Natural variation in salt-induced changes in root:shoot ratio reveals SR3G as a negative regulator of root suberization and salt resilience in Arabidopsis

Reviewer #1 (Public Review):

Summary:

The authors aim to assess the effect of salt stress on root:shoot ratio, identify the underlying genetic mechanisms, and evaluate their contribution to salt tolerance. To this end, the authors systematically quantified natural variations in salt-induced changes in root:shoot ratio. This innovative approach considers the coordination of root and shoot growth rather than exploring biomass and the development of each organ separately. Using this approach, the authors identified a gene cluster encoding eight paralog genes with a domain-of-unknown-function 247 (DUF247), with the majority of SNPs clustering into SR3G (At3g50160). In the manuscript, the authors utilized an integrative approach that includes genomic, genetic, evolutionary, histological, and physiological assays to functionally assess the contribution of their genes of interest to salt tolerance and root development.

Strengths:

The holistic approach and integrative methodologies presented in the manuscript are essential for gaining a mechanistic understanding of a complex trait such as salt tolerance. The authors focused on At3g50160 but included in their analyses additional DUF247 paralogs, which further contributes to the strength of their approach. In addition, the authors considered the developmental stage (young seedlings, early or late vegetative stages) and growth conditions of the plants (agar plates or soil) when investigating the role of SR3G in salt tolerance and root or shoot development.

Weaknesses:

The authors' claims and interpretation of the results are not fully supported by the data and analyses. In several cases, the authors report differences that are not statistically significant (e.g., Figures 4A, 7C, 8B, S14, S16B, S17C), use inappropriate statistical tests (e.g., t-test instead of Dunnett Test/ANOVA as in Figures 10B-C, S19-23), present standard errors that do not seem to be consistent with the post-hoc Tukey HSD Test (e.g., Figures 4, 9B-C, S16B), or lack controls (e.g., Figure 5C-E, staining of the truncated versions with FM4-64 is missing).

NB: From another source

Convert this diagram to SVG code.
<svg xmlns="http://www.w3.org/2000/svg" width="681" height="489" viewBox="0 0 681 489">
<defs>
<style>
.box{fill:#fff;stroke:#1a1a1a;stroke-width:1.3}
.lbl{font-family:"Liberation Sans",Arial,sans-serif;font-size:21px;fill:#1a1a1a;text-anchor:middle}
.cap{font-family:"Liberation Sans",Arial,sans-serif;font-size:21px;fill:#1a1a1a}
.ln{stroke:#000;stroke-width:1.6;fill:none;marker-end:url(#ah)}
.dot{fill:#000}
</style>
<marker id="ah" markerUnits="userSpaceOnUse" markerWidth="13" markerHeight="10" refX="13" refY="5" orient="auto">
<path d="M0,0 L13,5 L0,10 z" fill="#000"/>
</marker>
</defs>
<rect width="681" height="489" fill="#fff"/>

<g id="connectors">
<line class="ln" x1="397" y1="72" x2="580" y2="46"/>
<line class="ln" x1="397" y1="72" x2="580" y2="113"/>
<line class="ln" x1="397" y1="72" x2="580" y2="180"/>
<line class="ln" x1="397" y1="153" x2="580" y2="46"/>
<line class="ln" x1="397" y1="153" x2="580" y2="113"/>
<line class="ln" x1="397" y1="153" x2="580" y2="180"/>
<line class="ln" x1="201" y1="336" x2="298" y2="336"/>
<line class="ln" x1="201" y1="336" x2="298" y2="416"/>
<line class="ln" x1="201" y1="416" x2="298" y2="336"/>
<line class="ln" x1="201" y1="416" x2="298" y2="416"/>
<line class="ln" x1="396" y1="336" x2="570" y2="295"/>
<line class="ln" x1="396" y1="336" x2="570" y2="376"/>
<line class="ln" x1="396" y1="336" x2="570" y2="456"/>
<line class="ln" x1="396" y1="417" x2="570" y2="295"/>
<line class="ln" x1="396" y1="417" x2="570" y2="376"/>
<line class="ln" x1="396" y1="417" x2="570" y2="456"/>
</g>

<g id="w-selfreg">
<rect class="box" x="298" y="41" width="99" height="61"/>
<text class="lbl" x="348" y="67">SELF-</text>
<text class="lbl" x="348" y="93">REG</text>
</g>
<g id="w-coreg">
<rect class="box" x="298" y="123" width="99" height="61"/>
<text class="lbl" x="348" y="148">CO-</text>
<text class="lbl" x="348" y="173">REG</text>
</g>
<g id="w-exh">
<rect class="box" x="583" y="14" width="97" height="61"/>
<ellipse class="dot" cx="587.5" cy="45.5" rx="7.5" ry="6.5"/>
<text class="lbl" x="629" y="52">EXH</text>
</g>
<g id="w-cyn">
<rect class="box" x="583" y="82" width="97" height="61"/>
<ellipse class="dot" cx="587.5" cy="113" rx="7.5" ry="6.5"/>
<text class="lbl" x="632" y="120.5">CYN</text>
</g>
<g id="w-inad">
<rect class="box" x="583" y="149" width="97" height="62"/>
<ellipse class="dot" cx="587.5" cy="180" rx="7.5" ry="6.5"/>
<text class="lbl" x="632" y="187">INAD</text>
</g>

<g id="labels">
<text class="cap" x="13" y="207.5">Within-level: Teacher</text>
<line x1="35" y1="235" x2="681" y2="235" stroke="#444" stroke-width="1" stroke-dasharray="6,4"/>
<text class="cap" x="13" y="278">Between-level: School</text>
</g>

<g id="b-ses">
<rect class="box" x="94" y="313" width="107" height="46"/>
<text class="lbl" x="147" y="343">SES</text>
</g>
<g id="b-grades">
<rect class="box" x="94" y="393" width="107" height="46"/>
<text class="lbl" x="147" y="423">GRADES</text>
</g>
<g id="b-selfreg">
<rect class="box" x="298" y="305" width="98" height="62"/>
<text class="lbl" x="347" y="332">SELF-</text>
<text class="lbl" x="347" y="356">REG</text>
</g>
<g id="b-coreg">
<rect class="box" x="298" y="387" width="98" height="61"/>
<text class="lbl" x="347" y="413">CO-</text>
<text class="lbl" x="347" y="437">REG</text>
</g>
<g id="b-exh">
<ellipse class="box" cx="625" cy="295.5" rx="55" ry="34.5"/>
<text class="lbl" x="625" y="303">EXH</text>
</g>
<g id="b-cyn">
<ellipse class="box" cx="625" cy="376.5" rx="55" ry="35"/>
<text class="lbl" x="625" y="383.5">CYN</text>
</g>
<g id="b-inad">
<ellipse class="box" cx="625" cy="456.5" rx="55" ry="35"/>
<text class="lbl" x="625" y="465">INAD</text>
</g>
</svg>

In other cases, traits of root system architecture and expression patterns are inconsistent between different assays despite similar growth conditions (e.g., Figures S17A-B vs. 10A-C vs. 6A, and Figures S16B vs. 4A/9B), or T-DNA insertion alleles of WRKY75 that are claimed to be loss-of-function show comparable expression of WRKY75 as WT plants. Additionally, several supplemental figures are mislabeled (Figures S6-9), and some figure panels are missing (e.g., Figures S16C and S17E).

Consequently, the authors' decisions regarding subsequent functional assays, as well as major conclusions about gene function, including SR3G function in root system architecture, involvement in root suberization, and regulation of cellular damage are incomplete.

Reviewer #2 (Public Review):

Salt stress is a significant and growing concern for agriculture in some parts of the world. While the effects of sodium excess have been studied in Arabidopsis and (many) crop species, most studies have focused on Na uptake, toxicity, and overall effects on yield, rather than on developmental responses to excess Na, per se. The work by Ishka and colleagues aims to fill this gap.

Working from an existing dataset that exposed a diverse panel of A. thaliana accessions to control, moderate, and severe salt stress, the authors identify candidate loci associated with altering the root:shoot ratio under salt stress. Following a series of molecular assays, they characterize a DUF247 protein which they dub SR3G, which appears to be a negative regulator of root growth under salt stress.

Overall, this is a well-executed study that demonstrates the functional role played by a single gene in plant response to salt stress in Arabidopsis.

The abstract and beginning of the Discussion section highlight the "new tool" developed here for measuring biomass accumulation. I feel that this distracts from the central aims of the study, which is really about the role of a specific gene in root development under salt stress. I would suggest moving the tool description to less prominent parts of the manuscript.